А что мы имеем в наше время, в эпоху нанотехнологий?

Любая вводная лекция или научно-популярная книга по нанотехнологиям непременно включает описание методов получения наноразмерных объектов. Так как на шкале размеров эти объекты занимают промежуточное положение между атомами и макроскопическими телами, существует две наиболее общие стратегии их получения: мы можем собрать их из атомов (мысленно, конечно) или, наоборот, измельчить макроскопический объект. Образно эти стратегии называются “снизу-вверх” (bottom-up) и “сверху-вниз” (top-down).

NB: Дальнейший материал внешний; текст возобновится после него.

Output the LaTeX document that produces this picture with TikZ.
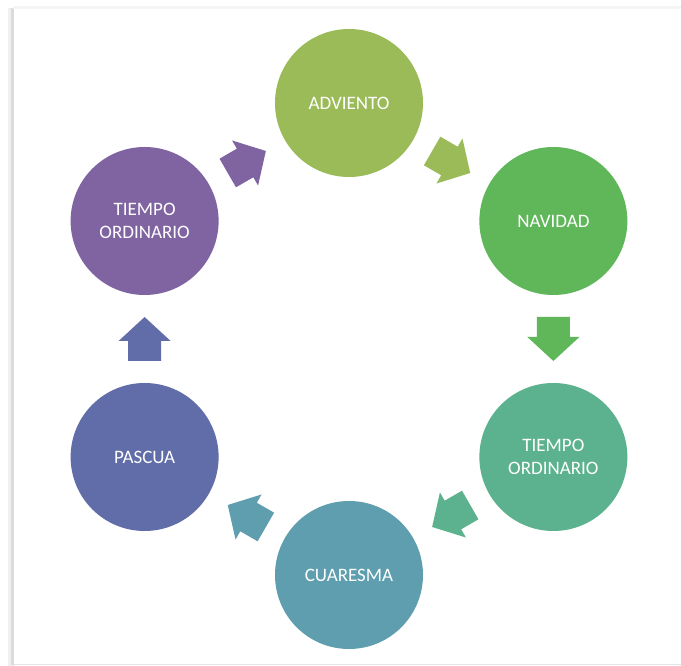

При дальнейшем изложении проблемы лекторы и авторы книг испытают легкий дискомфорт. Единственным примером, который приходит им на ум при обсуждении “общего” метода получения нанообъектов методом “сверху-вниз”, служит банальное механическое измельчение. В рассказе о “революционных” технологиях оно выглядит как-то странно, отсюда и дискомфорт. У некоторых авторов это порождает желание “улучшить” ситуацию, и они записывают в технологии “сверху-вниз” методы, которые таковыми не являются. На руку им играет то, что во многих случаях при получении нанообъектов в качестве исходных используют макроскопические тела. Приведу один пример. Есть такая молекула – фуллерен С60, вылитый футбольный мяч, составленный из шестидесяти атомов углерода (о ней более подробно – в двенадцатой главе). Изумительно красивая молекула и размер – в точности один нанометр, поэтому фуллерен С60 часто используют в качестве символа или эмблемы нанотехнологий. Так вот, получают его сейчас нагреванием при высокой температуре куска графита – в одну стадию! Чем не технология “сверху-вниз”? Но ведь механизм этого процесса состоит в том, что графит испаряется с образованием атомов углерода, которые в газовой фазе “собираются” в молекулу фуллерена, то есть перед нами классический пример метода “снизу-вверх”.